神社にパンダのかぶり物した宮司、シュールな光景が話題に 中の人「神社の優しい心を知ってほしい」
なぜこんな奇妙なことに……有鹿神社の担当者に取材しました。
神社をより多くの人に知ってもらおうと、パンダのかぶり物をかぶって境内に立つ。そんな健気かつシュールな宮司さんが、ここ数日Twitterで注目を集めています。飛鳥時代から記録が残っている、相模国最古の神社・有鹿神社(神奈川・海老名)です。
本殿前で白い装束で凛(りん)と佇んでいるのに、顔はまんまるふっくらのパンダ。お堅いイメージの神社に紛れ込んだ動物園の人気者、違和感とかわいさがシュールな笑いを誘います。
Twitterユーザーの@bomberuneuneさんが「神奈川で一番古い神社なのに、あまり知られていないから頑張っているみたいなのです」と写真を投稿したところ、「なぜ鹿じゃなくてパンダ」「健気……!」と戸惑いと衝撃をもって9万回以上リツイートされました。
なぜこんなことになってしまったのか、神社ってここまではっちゃけていいのか、疑問が沸いて止まらないパンダの宮司。中の人を務める禰宜(ねぎ)、有鹿神社の小島実和子さんに話をうかがいました。
――いつからパンダのかぶり物を始めたんでしょうか。
小島さん: 6月末に神奈川テレビさんから取材されたのがきっかけです。
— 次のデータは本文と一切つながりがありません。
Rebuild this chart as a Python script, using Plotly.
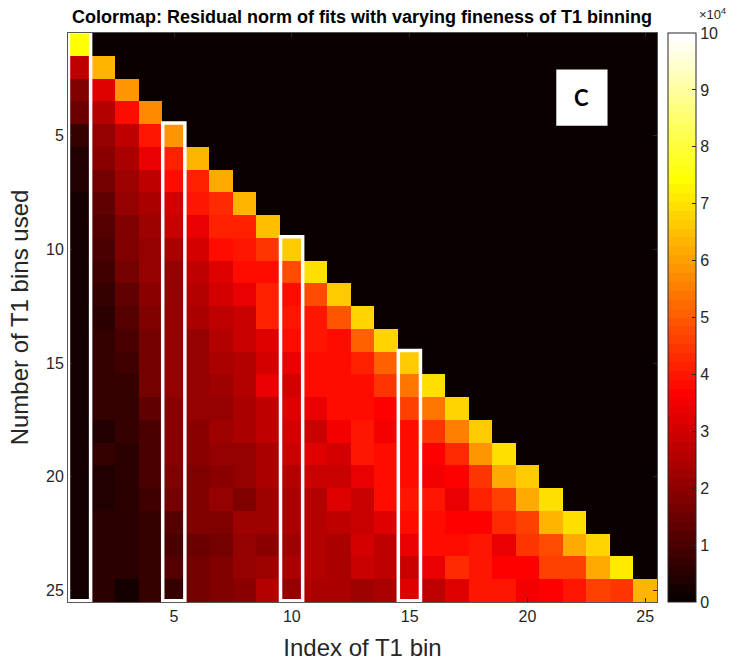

5月くらいからTwitter(@arukajinja)で神社の情報を発信するとき、形式張った堅苦しいイメージを和らげたいなということで、パンダのパペットが神社を紹介する写真を投稿していたんです。
その試みを面白がったテレビスタッフさんが取材を依頼してくれたところ、打ち合わせのときにパンダの小ささに驚かれて。どうもパンダの中に人が入っていると勘違いされていたみたいなんです。残念がられていたんで、こちらから「当日までにかぶり物を用意します」と申し出て、パンダのかぶり物をした宮司が誕生した、という感じですね。
――サービス精神がすごい。それからいつもかぶっているんでしょうか。
小島さん: いえいえ、神事のときはかぶりません。そもそも小さな神社である上に事務所が離れているので、神社にいつも宮司がいるわけではなく、ご祈祷や朱印の依頼があったときにこちらから出向くのが日常です。そこでご祈祷後にお願いされたり、見学に来た団体客をお見送りしたりするときにかぶっていますね。
――しかし、なぜパンダなんでしょう? 有鹿神社なら“鹿”と考えてしまいますけど。
小島さん: 宮司である父がパンダに似ていることから“パンダ宮司”と呼んでいたのがきっかけです。「思いやりや優しい心がある神社だと感じてほしい」と考えていたので、優しそうでかわいいパンダはぴったりですし。一応設定としてパンダのパペットやかぶり物は、パンダ宮司(父)がいないときに神社を紹介する「パンダ宮司代理」というキャラになっています。
SNSで「なぜ鹿じゃないの」って聞かれることが多いのですが、鹿のかぶり物だと細身の神職さんじゃないと似合わないんですよね……。パンダだと自分の体型でも似合いますし(笑)。
――ちなみになかなかのはっちゃけ具合だと思うのですが、神様には失礼には当たらないのかでしょうか?
小島さん: 神社には神様を楽しませる「神賑行事」というのがあります。面をつけて舞って楽しむ神楽や、お神輿(みこし)や山車(だし)もそうです。パンダ宮司もその位置付けで、神様に楽しんでもらえたらなと。
――地域や参拝客の反応はいかがでしょう。
小島さん: 交通の便も悪い場所にあるので近場の人が来る程度なのですが、「なんで鹿じゃないの?」「パンダ?」とつっこみながら笑ってくださいますね。子どもには「でも体は人間じゃん」と受けが悪いですが(笑)。最近では「パンダ宮司いらっしゃいますかー?」と訪ねに来てくださる人もたまにいますね。
――ネットではかなりの反響がありましたね。
小島さん: 善意ある方が広めてくださって本当に感謝しています。「知名度のない神社ががんばっている」と応援のツイートも見かけて、みなさん優しくてありがたいです……。必ずパンダ宮司代理に出会えるわけじゃないのですが、神社にはいつも神様はいらっしゃいます。実は灯籠の中にも小さいパンダがいるので、よかったら探して「何だこれは」と笑って元気を出してください。その元気を神様に受け取ってほしいです。